What is being asked:
Copy out the listing that follows, exact in every word, and skip the images.

***** Information provided *****

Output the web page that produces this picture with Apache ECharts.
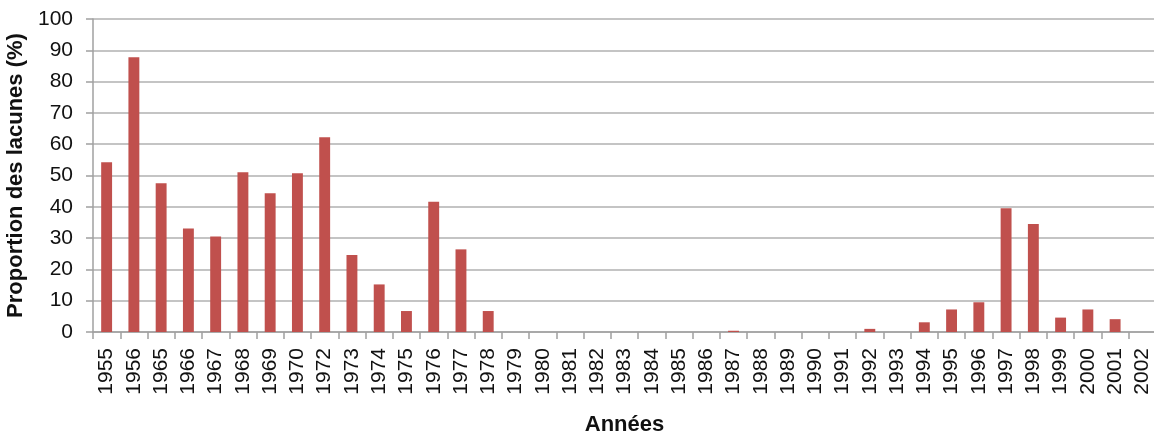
<!DOCTYPE html>
<html>
<head>
<meta charset="utf-8">
<script src="https://cdn.jsdelivr.net/npm/echarts@6/dist/echarts.min.js"></script>
<style>
html,body{margin:0;padding:0;background:#fff;}
#c{width:1154px;height:437px;}
</style>
</head>
<body>
<div id="c"></div>
<script>
const years = ['1955','1956','1965','1966','1967','1968','1969','1970','1972','1973','1974','1975','1976','1977','1978','1979','1980','1981','1982','1983','1984','1985','1986','1987','1988','1989','1990','1991','1992','1993','1994','1995','1996','1997','1998','1999','2000','2001','2002'];
const lacunes = [54.2,87.8,47.5,33.1,30.5,51.0,44.3,50.7,62.2,24.6,15.2,6.7,41.6,26.4,6.7,0,0,0,0,0,0,0,0,0.4,0,0,0,0,1.0,0,3.1,7.2,9.5,39.5,34.5,4.6,7.2,4.1,0];
const yTicks = [0,10,20,30,40,50,60,70,80,90,100];
const yTitle = 'Proportion des lacunes (%)';
const xTitle = 'Années';

const font = '"Liberation Sans", Arial, sans-serif';
const chart = echarts.init(document.getElementById('c'), null, {renderer:'canvas'});
chart.setOption({
  animation: false,
  backgroundColor: '#ffffff',
  grid: {left: 93, right: -2, top: 19, bottom: 105, containLabel: false, outerBoundsMode: 'none'},
  xAxis: {
    type: 'category',
    data: years,
    boundaryGap: true,
    name: xTitle,
    nameLocation: 'middle',
    nameGap: 82,
    nameTextStyle: {fontFamily: font, fontSize: 22, fontWeight: 'bold', color: '#111'},
    axisLine: {show: true, lineStyle: {color: '#a0a0a0', width: 1.5}},
    axisTick: {show: true, alignWithLabel: false, interval: 0, length: 7, lineStyle: {color: '#a0a0a0', width: 1.5}},
    axisLabel: {interval: 0, rotate: 90, margin: 16, fontFamily: font, fontSize: 21, color: '#111'},
    splitLine: {show: false}
  },
  yAxis: {
    type: 'value',
    min: yTicks[0],
    max: yTicks[yTicks.length-1],
    interval: 10,
    name: yTitle,
    nameLocation: 'middle',
    nameGap: 60,
    nameRotate: 90,
    nameTextStyle: {fontFamily: font, fontSize: 22, fontWeight: 'bold', color: '#111'},
    axisLine: {show: true, lineStyle: {color: '#a0a0a0', width: 1.5}},
    axisTick: {show: true, length: 7, lineStyle: {color: '#a0a0a0', width: 1.5}},
    axisLabel: {margin: 20, fontFamily: font, fontSize: 21, color: '#111'},
    splitLine: {show: true, lineStyle: {color: '#b0b0b0', width: 1.5}}
  },
  series: [{
    type: 'bar',
    data: lacunes,
    barWidth: '40%',
    itemStyle: {color: '#C0504D'}
  }]
});
</script>
</body>
</html>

*****

Solution:
Output the web page that produces this picture with Apache ECharts.
<!DOCTYPE html>
<html>
<head>
<meta charset="utf-8">
<script src="https://cdn.jsdelivr.net/npm/echarts@6/dist/echarts.min.js"></script>
<style>
html,body{margin:0;padding:0;background:#fff;}
#c{width:1154px;height:437px;}
</style>
</head>
<body>
<div id="c"></div>
<script>
const years = ['1955','1956','1965','1966','1967','1968','1969','1970','1972','1973','1974','1975','1976','1977','1978','1979','1980','1981','1982','1983','1984','1985','1986','1987','1988','1989','1990','1991','1992','1993','1994','1995','1996','1997','1998','1999','2000','2001','2002'];
const lacunes = [54.2,87.8,47.5,33.1,30.5,51.0,44.3,50.7,62.2,24.6,15.2,6.7,41.6,26.4,6.7,0,0,0,0,0,0,0,0,0.4,0,0,0,0,1.0,0,3.1,7.2,9.5,39.5,34.5,4.6,7.2,4.1,0];
const yTicks = [0,10,20,30,40,50,60,70,80,90,100];
const yTitle = 'Proportion des lacunes (%)';
const xTitle = 'Années';

const font = '"Liberation Sans", Arial, sans-serif';
const chart = echarts.init(document.getElementById('c'), null, {renderer:'canvas'});
chart.setOption({
  animation: false,
  backgroundColor: '#ffffff',
  grid: {left: 93, right: -2, top: 19, bottom: 105, containLabel: false, outerBoundsMode: 'none'},
  xAxis: {
    type: 'category',
    data: years,
    boundaryGap: true,
    name: xTitle,
    nameLocation: 'middle',
    nameGap: 82,
    nameTextStyle: {fontFamily: font, fontSize: 22, fontWeight: 'bold', color: '#111'},
    axisLine: {show: true, lineStyle: {color: '#a0a0a0', width: 1.5}},
    axisTick: {show: true, alignWithLabel: false, interval: 0, length: 7, lineStyle: {color: '#a0a0a0', width: 1.5}},
    axisLabel: {interval: 0, rotate: 90, margin: 16, fontFamily: font, fontSize: 21, color: '#111'},
    splitLine: {show: false}
  },
  yAxis: {
    type: 'value',
    min: yTicks[0],
    max: yTicks[yTicks.length-1],
    interval: 10,
    name: yTitle,
    nameLocation: 'middle',
    nameGap: 60,
    nameRotate: 90,
    nameTextStyle: {fontFamily: font, fontSize: 22, fontWeight: 'bold', color: '#111'},
    axisLine: {show: true, lineStyle: {color: '#a0a0a0', width: 1.5}},
    axisTick: {show: true, length: 7, lineStyle: {color: '#a0a0a0', width: 1.5}},
    axisLabel: {margin: 20, fontFamily: font, fontSize: 21, color: '#111'},
    splitLine: {show: true, lineStyle: {color: '#b0b0b0', width: 1.5}}
  },
  series: [{
    type: 'bar',
    data: lacunes,
    barWidth: '40%',
    itemStyle: {color: '#C0504D'}
  }]
});
</script>
</body>
</html>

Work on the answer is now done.